TLDRs;

  • Blue Owl spearheaded a $750 million private credit funding round to back Vista Equity Partners’ majority acquisition of the AI software company, Nexthink.
  • This debt package underscores ongoing investor interest in substantial private credit transactions linked to rapidly expanding technology firms.
  • Blue Owl’s shares saw a decline of approximately 5% as investors remained cautious about the firm’s significant exposure to software companies backed by private equity.
  • Nexthink’s swift revenue growth and the increasing need for workplace monitoring tools highlight expanding opportunities within digital employee experience software.

Private credit powerhouse Blue Owl Capital has taken the lead as the primary lender in a $750 million debt financing arrangement, supporting Vista Equity Partners’ acquisition of the enterprise software company, Nexthink.

This loan package will facilitate Vista’s purchase of a majority stake in Nexthink, a transaction valued at roughly $3 billion. Blue Owl served as the largest lender in the deal, emphasizing its consistent role as a key financier in private equity acquisitions.

Despite this high-profile financing, shares of Blue Owl Capital Inc. (OWL) dropped by about 5%, reflecting persistent investor concerns regarding the firm’s involvement in private credit deals within the technology sector. The financing was priced at approximately 5.5 percentage points above the U.S. benchmark lending rate, a level that indicates both inherent risk and robust demand for capital in major technology transactions.

OWL Stock Card

Analysts suggest that this deal demonstrates private credit’s enduring importance as a funding avenue for private equity firms pursuing acquisitions, particularly when traditional bank financing options become more constrained.

Investor Concerns Around Software Exposure

Blue Owl’s participation in the Nexthink financing comes at a time when the asset manager is actively working to restore investor confidence. Over the past year, the firm’s stock has experienced considerable volatility, with shares falling sharply after a decision to permanently close redemption windows on one of its funds, valued at approximately $1.6 billion.

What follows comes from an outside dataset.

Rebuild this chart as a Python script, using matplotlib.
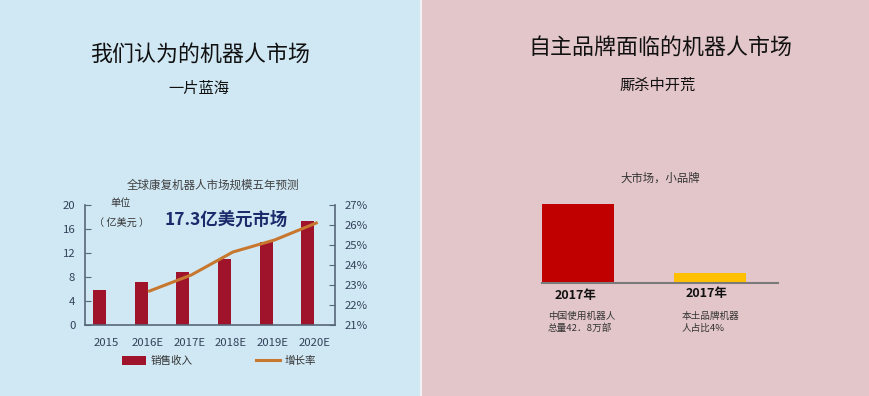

That action sparked worries among investors concerning liquidity in private credit markets and the long-term viability of certain investment strategies.

Another factor contributing to shareholder caution is Blue Owl’s substantial exposure to software companies backed by private equity firms. Some investors are apprehensive that rapid advancements in generative artificial intelligence could disrupt conventional software business models, potentially impacting their valuations.

However, the company has made efforts to address these concerns. Recently, it divested approximately $1.4 billion in loans across several funds at nearly their full face value. This transaction was perceived by some analysts as proof that the firm’s loan portfolio remains robust despite market turbulence.

The Nexthink financing further expands Blue Owl’s presence in the software sector, reinforcing its strategy of supporting technology-driven businesses with significant growth potential.

Nexthink Riding Workplace Tech Boom

Established as a Swiss-American enterprise software company, Nexthink specializes in monitoring employee devices, applications, and network performance across corporate IT environments. The company’s technology heavily leverages artificial intelligence to assist organizations in identifying issues with devices and connectivity before they can disrupt employee productivity.

Its solutions fall under the Digital Employee Experience (DEX) category, a rapidly expanding segment of enterprise software that gained considerable momentum during the global shift towards hybrid and remote work. Demand for such tools has surged as companies strive to maintain efficient operations across distributed workforces and increasingly intricate technology ecosystems.

Nexthink’s growth trajectory mirrors this escalating demand. The company’s annual revenue climbed from approximately $100 million in 2020 to roughly $294 million by 2024, demonstrating strong adoption among enterprises seeking to enhance workplace technology performance.